3. Once installed Read the Instructions before running it for the first time. I’m not saying to painstakingly go over every inch of the manual, but rather skim through the chapters and get a good idea of what you can expect the program to do. I would especially look over any area that describes the removal or cleaning of files and see if what procedures they recommend for ignoring files. If the program didn’t come with a paper manual then look for the Help link either off the main interface or as a sub-item in the Start/All Programs under the program’s name.
4. Most of these programs will have some sort of Temp or save folder where it stores everything that it removed from your system. This is in case you do remove something that you didn’t intend to, and would like that file put back. I get emails all the time from people who have run into this problem (of removing needed files), and the first thing they do is remove the utility program thinking it’s going to help when in fact they just made the situation worse. Now they can’t perform the program’s “Undo” feature which would replace the removed files.
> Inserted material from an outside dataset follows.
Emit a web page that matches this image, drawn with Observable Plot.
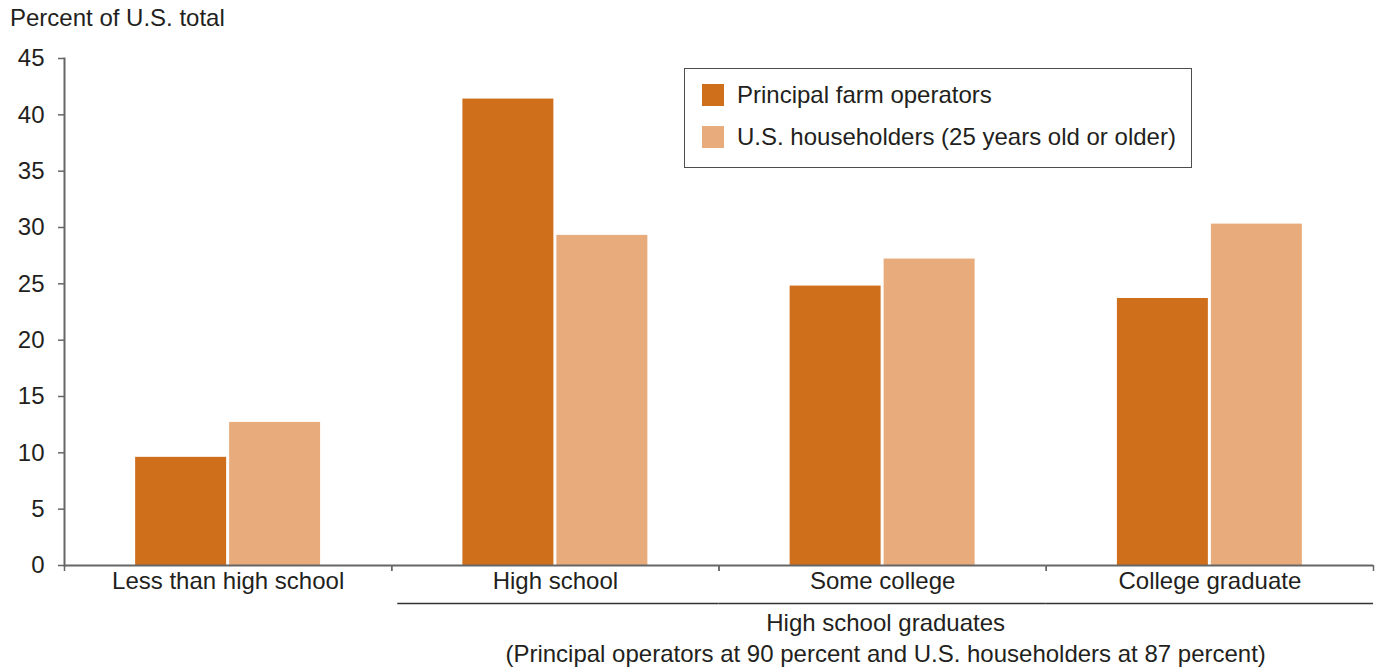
<!DOCTYPE html>
<html>
<head>
<meta charset="utf-8">
<script src="https://cdn.jsdelivr.net/npm/d3@7"></script>
<script src="https://cdn.jsdelivr.net/npm/@observablehq/plot@0.6"></script>
<style>
  html, body { margin: 0; padding: 0; background: #fff; }
  body { font-family: "Liberation Sans", Arial, Helvetica, sans-serif; color: #231f20; }
  #wrap { position: relative; width: 1379px; height: 668px; }
  #title { position: absolute; left: 10px; top: 4px; font-size: 24px; line-height: 28px; }
  #chart { position: absolute; left: 0; top: 35px; }
  #legend { position: absolute; left: 684px; top: 68px; width: 506px; height: 98px;
            border: 1px solid #4d4d4d; background: #fff; }
  .item { position: absolute; left: 17px; height: 22px; display: flex; align-items: center;
          font-size: 24px; white-space: nowrap; }
  .sw { width: 22px; height: 22px; margin-right: 13px; flex: none; }
</style>
</head>
<body>
<div id="wrap">
  <div id="title">Percent of U.S. total</div>
  <div id="chart"></div>
  <div id="legend"></div>
</div>
<script>
const categories = ["Less than high school", "High school", "Some college", "College graduate"];
const seriesNames = ["Principal farm operators", "U.S. householders (25 years old or older)"];
const farmOperators = [9.6, 41.4, 24.8, 23.7];
const householders = [12.7, 29.3, 27.2, 30.3];
const seriesColors = ["#cf6f1c", "#e8ac7c"];
const yTicks = [0, 5, 10, 15, 20, 25, 30, 35, 40, 45];
const gradCategories = ["High school", "Some college", "College graduate"];
const bracketText = "High school graduates\n(Principal operators at 90 percent and U.S. householders at 87 percent)";

const rows = [];
categories.forEach((c, i) => {
  rows.push({cat: c, series: seriesNames[0], value: farmOperators[i]});
  rows.push({cat: c, series: seriesNames[1], value: householders[i]});
});

const W = 1379, H = 633, mL = 64, mR = 6, mT = 23, mB = 103;
const bw = (W - mL - mR) / categories.length;
const axisGray = "#666";
const font = "Liberation Sans, Arial, Helvetica, sans-serif";

const chart = Plot.plot({
  width: W, height: H,
  marginLeft: mL, marginRight: mR, marginTop: mT, marginBottom: mB,
  style: {fontFamily: font, fontSize: "24px", color: "#231f20", background: "#fff"},
  fx: {domain: categories, padding: 0, round: false},
  x: {domain: seriesNames, paddingInner: 0.032, paddingOuter: 0.757, round: false, axis: null},
  y: {domain: [0, 45], nice: false},
  color: {domain: seriesNames, range: seriesColors},
  marks: [
    Plot.barY(rows, {fx: "cat", x: "series", y: "value", fill: "series"}),
    Plot.ruleY([0], {stroke: axisGray, strokeWidth: 2}),
    Plot.frame({anchor: "left", facetAnchor: "left", stroke: axisGray, strokeWidth: 2}),
    Plot.axisY({ticks: yTicks, tickSize: 6, tickPadding: 14, fontSize: 24, label: null,
                stroke: axisGray, strokeWidth: 1.5, fill: "#231f20"}),
    Plot.axisFx({anchor: "bottom", tickSize: 0, tickPadding: 6, fontSize: 24, label: null, fill: "#231f20"}),
    Plot.axisFx({anchor: "bottom", tickSize: 6, tickFormat: () => "", label: null,
                 stroke: axisGray, strokeWidth: 1.5, dx: -bw / 2}),
    Plot.axisFx({anchor: "bottom", tickSize: 6, tickFormat: () => "", label: null,
                 stroke: axisGray, strokeWidth: 1.5, dx: bw / 2}),
    Plot.ruleY(gradCategories.slice(0, 1), {fx: d => d, y: d => 0, dy: 38, insetLeft: 6,
               stroke: "#333", strokeWidth: 1.5}),
    Plot.ruleY(gradCategories.slice(1), {fx: d => d, y: d => 0, dy: 38,
               stroke: "#333", strokeWidth: 1.5}),
    Plot.text([gradCategories[1]], {fx: d => d, text: () => bracketText, frameAnchor: "bottom",
               lineAnchor: "top", dy: 44, dx: 3, fontSize: 24, lineHeight: 1.29, fill: "#231f20"})
  ]
});
document.getElementById("chart").appendChild(chart);

const legend = document.getElementById("legend");
seriesNames.forEach((name, i) => {
  const item = document.createElement("div");
  item.className = "item";
  item.style.top = (15 + i * 42) + "px";
  const sw = document.createElement("div");
  sw.className = "sw";
  sw.style.background = seriesColors[i];
  const label = document.createElement("span");
  label.textContent = name;
  item.appendChild(sw);
  item.appendChild(label);
  legend.appendChild(item);
});
</script>
</body>
</html>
These are just a few recommendations prompted by the fact that these are great programs, and you people love them and send me a lot of emails about them. I just want everybody to get their money’s worth and learn how great it is having a good utility program. Your system will be running smooth and you’ll be the wiser for it. I know how excited everyone get’s when some new software arrives—it’s hard waiting to install it, but just take your time with system utility software, look it over, and get a good feel for what it’s about to do, before running it.